Code that draws figures:

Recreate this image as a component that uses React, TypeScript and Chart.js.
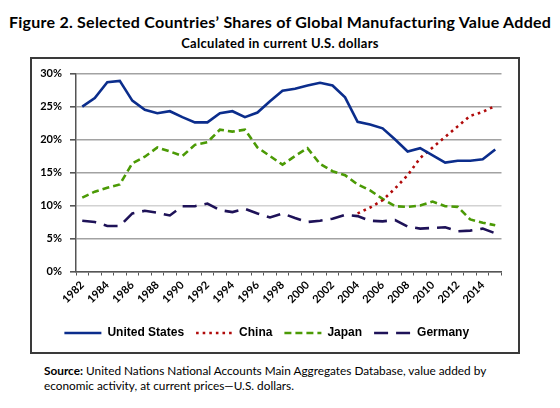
import React, { useEffect, useRef } from "react";
import { Chart, registerables } from "chart.js";

Chart.register(...registerables);

const years: string[] = [
  "1982","1983","1984","1985","1986","1987","1988","1989","1990","1991",
  "1992","1993","1994","1995","1996","1997","1998","1999","2000","2001",
  "2002","2003","2004","2005","2006","2007","2008","2009","2010","2011",
  "2012","2013","2014","2015",
];

const unitedStates: number[] = [
  25.0, 26.3, 28.7, 28.9, 25.9, 24.5, 24.0, 24.3, 23.4, 22.6,
  22.6, 24.0, 24.3, 23.4, 24.1, 25.8, 27.4, 27.7, 28.2, 28.6,
  28.2, 26.4, 22.7, 22.3, 21.7, 20.0, 18.2, 18.7, 17.6, 16.5,
  16.8, 16.8, 17.0, 18.5,
];

const china: (number | null)[] = [
  null, null, null, null, null, null, null, null, null, null,
  null, null, null, null, null, null, null, null, null, null,
  null, null, 8.8, 9.7, 10.8, 12.6, 14.6, 17.2, 18.8, 20.4,
  22.0, 23.6, 24.2, 25.1,
];

const japan: number[] = [
  11.2, 12.1, 12.7, 13.2, 16.4, 17.4, 18.8, 18.2, 17.5, 19.2,
  19.6, 21.5, 21.2, 21.5, 18.8, 17.5, 16.2, 17.5, 18.7, 16.3,
  15.2, 14.6, 13.2, 12.3, 11.0, 9.9, 9.8, 10.0, 10.6, 9.9,
  9.8, 7.9, 7.4, 7.0,
];

const germany: number[] = [
  7.7, 7.5, 6.9, 6.9, 8.8, 9.2, 8.9, 8.5, 9.9, 9.9,
  10.3, 9.3, 9.0, 9.5, 8.8, 8.2, 8.8, 8.1, 7.5, 7.7,
  8.0, 8.6, 8.4, 7.7, 7.6, 7.8, 6.8, 6.5, 6.6, 6.7,
  6.1, 6.2, 6.5, 5.8,
];

const yTicks: number[] = [0, 5, 10, 15, 20, 25, 30];

const title = "Figure 2. Selected Countries\u2019 Shares of Global Manufacturing Value Added";
const subtitle = "Calculated in current U.S. dollars";
const sourceLabel = "Source:";
const sourceText =
  " United Nations National Accounts Main Aggregates Database, value added by economic activity, at current prices\u2014U.S. dollars.";

export default function App() {
  const canvasRef = useRef<HTMLCanvasElement | null>(null);

  useEffect(() => {
    if (!canvasRef.current) return;
    const chart = new Chart(canvasRef.current, {
      type: "line",
      data: {
        labels: years,
        datasets: [
          {
            label: "United States",
            data: unitedStates,
            borderColor: "#0b2d8c",
            backgroundColor: "#0b2d8c",
            borderWidth: 2.6,
            pointRadius: 0,
            tension: 0,
          },
          {
            label: "China",
            data: china,
            borderColor: "#b00a0a",
            backgroundColor: "#b00a0a",
            borderWidth: 2.6,
            borderDash: [2.6, 4],
            pointRadius: 0,
            tension: 0,
            spanGaps: false,
          },
          {
            label: "Japan",
            data: japan,
            borderColor: "#4b9a05",
            backgroundColor: "#4b9a05",
            borderWidth: 2.6,
            borderDash: [7, 4],
            pointRadius: 0,
            tension: 0,
          },
          {
            label: "Germany",
            data: germany,
            borderColor: "#1e1258",
            backgroundColor: "#1e1258",
            borderWidth: 2.6,
            borderDash: [14, 8],
            pointRadius: 0,
            tension: 0,
          },
        ],
      },
      options: {
        animation: false,
        responsive: false,
        maintainAspectRatio: false,
        layout: { padding: { left: 0, top: 12, right: 16.5, bottom: 3 } },
        plugins: {
          title: { display: false },
          tooltip: { enabled: false },
          legend: {
            display: true,
            position: "bottom",
            labels: {
              usePointStyle: true,
              pointStyle: "line",
              pointStyleWidth: 37,
              padding: 12,
              color: "#000",
              font: { family: "'Liberation Sans', Arial, sans-serif", size: 12, weight: "bold" },
              generateLabels: (c: any) => {
                const items = (Chart as any).defaults.plugins.legend.labels.generateLabels(c);
                items.forEach((it: any) => {
                  const ds: any = c.data.datasets[it.datasetIndex];
                  it.lineDash = ds.borderDash || [];
                  it.lineWidth = ds.borderWidth;
                  it.strokeStyle = ds.borderColor;
                  it.fillStyle = ds.borderColor;
                  it.pointStyle = "line";
                });
                return items;
              },
            },
          },
        },
        scales: {
          x: {
            type: "category",
            offset: true,
            afterFit: (s: any) => {
              s.height = 43.5;
            },
            grid: {
              offset: true,
              drawOnChartArea: false,
              drawTicks: true,
              tickLength: 4,
              color: "#555",
              tickColor: "#555",
            },
            border: { display: true, color: "#555", width: 1.5 },
            ticks: {
              autoSkip: false,
              minRotation: 45,
              maxRotation: 45,
              padding: 3,
              color: "#000",
              font: { family: "Lato, sans-serif", size: 11, weight: "bold" },
              callback: (_v: any, i: number) => (i % 2 === 0 ? years[i] : ""),
            },
          },
          y: {
            min: 0,
            max: 30,
            afterFit: (s: any) => {
              s.width = 44;
            },
            afterBuildTicks: (s: any) => {
              s.ticks = yTicks.map((v) => ({ value: v }));
            },
            grid: {
              drawTicks: true,
              tickLength: 6,
              lineWidth: 1.6,
              color: (ctx: any) => (ctx.tick && ctx.tick.value === 10 ? "#d2d2d2" : "#a2a2a2"),
              tickColor: "#555",
            },
            border: { display: true, color: "#555", width: 1.5 },
            ticks: {
              padding: 8,
              color: "#000",
              font: { family: "Lato, sans-serif", size: 11, weight: "bold" },
              callback: (v: any) => v + "%",
            },
          },
        },
      },
    });
    return () => chart.destroy();
  }, []);

  return (
    <div
      style={{
        position: "absolute",
        left: 0,
        top: 0,
        width: 560,
        height: 408,
        background: "#fff",
        fontFamily: "Lato, sans-serif",
        color: "#000",
      }}
    >
      <div
        style={{
          position: "absolute",
          left: 0,
          top: 12,
          width: 560,
          textAlign: "center",
          fontSize: 16,
          letterSpacing: "0.25px",
          lineHeight: "19px",
          fontWeight: 700,
          whiteSpace: "nowrap",
        }}
      >
        {title}
      </div>
      <div
        style={{
          position: "absolute",
          left: 0,
          top: 35,
          width: 560,
          textAlign: "center",
          fontSize: 13,
          letterSpacing: "0.3px",
          lineHeight: "17px",
          fontWeight: 700,
          whiteSpace: "nowrap",
        }}
      >
        {subtitle}
      </div>
      <div
        style={{
          position: "absolute",
          left: 30,
          top: 57,
          width: 490,
          height: 297,
          boxSizing: "border-box",
          border: "2px solid #3a3a3a",
        }}
      >
        <canvas
          ref={canvasRef}
          width={486}
          height={293}
          style={{ position: "absolute", left: 0, top: 0, width: 486, height: 293 }}
        />
      </div>
      <div
        style={{
          position: "absolute",
          left: 44,
          top: 363,
          width: 470,
          fontSize: 11.8,
          lineHeight: "15px",
        }}
      >
        <b>{sourceLabel}</b>
        {sourceText}
      </div>
    </div>
  );
}
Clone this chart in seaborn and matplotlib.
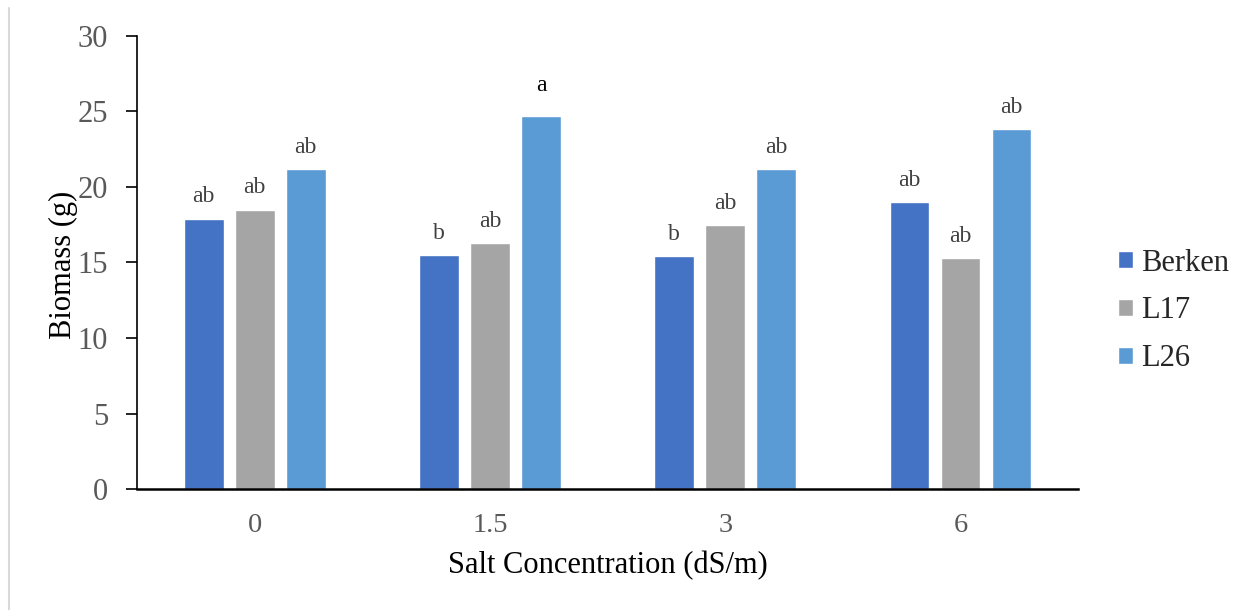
import matplotlib
matplotlib.use("Agg")
import matplotlib.pyplot as plt
from matplotlib.lines import Line2D
import seaborn as sns
import pandas as pd

concentrations = ["0", "1.5", "3", "6"]
genotypes = ["Berken", "L17", "L26"]
berken = [17.9, 15.5, 15.4, 19.0]
l17 = [18.5, 16.3, 17.5, 15.3]
l26 = [21.2, 24.7, 21.2, 23.8]
letters_berken = ["ab", "b", "b", "ab"]
letters_l17 = ["ab", "ab", "ab", "ab"]
letters_l26 = ["ab", "a", "ab", "ab"]
colors = ["#4472C4", "#A5A5A5", "#5B9BD5"]

rows = []
for g, vals, lets in zip(genotypes, [berken, l17, l26], [letters_berken, letters_l17, letters_l26]):
    for c, v, l in zip(concentrations, vals, lets):
        rows.append({"Salt": c, "Genotype": g, "Biomass": v, "Letter": l})
df = pd.DataFrame(rows)

sns.set_style("white")
plt.rcParams['font.family'] = ['Liberation Serif', 'DejaVu Serif']

fig = plt.figure(figsize=(12.35, 6.1), dpi=100)
ax = fig.add_axes([0.111, 0.198, 0.762, 0.7435])

sns.barplot(data=df, x="Salt", y="Biomass", hue="Genotype", order=concentrations,
            hue_order=genotypes, palette=colors, width=0.65, gap=0.22,
            saturation=1, ax=ax, errorbar=None)

ax.set_ylim(0, 30)
ax.set_yticks([0, 5, 10, 15, 20, 25, 30])
for s in ["top", "right"]:
    ax.spines[s].set_visible(False)
ax.spines["left"].set_color("black")
ax.spines["bottom"].set_color("black")
ax.spines["left"].set_linewidth(1.2)
ax.spines["bottom"].set_linewidth(1.8)
ax.tick_params(axis="y", which="both", left=True, direction="out", length=8, width=1.2,
               color="black", labelsize=22, labelcolor="#595959", pad=13)
ax.tick_params(axis="x", bottom=False, length=0, labelsize=20.5, labelcolor="#595959", pad=17)

ax.set_xlabel("Salt Concentration (dS/m)", fontsize=22, color="black")
ax.set_ylabel("Biomass (g)", fontsize=22, color="black")
ax.xaxis.set_label_coords(0.5, -0.135)
ax.yaxis.set_label_coords(-0.063, 0.495)

for container, g in zip(ax.containers, genotypes):
    sub = df[df["Genotype"] == g].set_index("Salt").loc[concentrations]
    for bar, lab in zip(container, sub["Letter"]):
        x = bar.get_x() + bar.get_width() / 2
        h = bar.get_height()
        col = "black" if lab == "a" else "#404040"
        off = 14 if lab == "a" else 8
        ax.annotate(lab, (x, h), xytext=(0, off), textcoords="offset points",
                    ha="center", va="bottom", fontsize=17, color=col)

leg = ax.legend(loc="center left", bbox_to_anchor=(1118 / 1235, 1 - 311 / 610),
                bbox_transform=fig.transFigure, frameon=False, borderpad=0, borderaxespad=0,
                fontsize=22, handlelength=0.5, handleheight=0.5, handletextpad=0.25,
                labelspacing=0.62)

fig.add_artist(Line2D([8.5 / 1235, 8.5 / 1235], [0, 1 - 8 / 610], transform=fig.transFigure,
                      color="#d9d9d9", linewidth=1.5))

fig.savefig("out.png", dpi=100, facecolor="white")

• **What you have to do**:
Say how many lines contain the string "this", giving nothing but the count.

• **Answer to the problem**:
2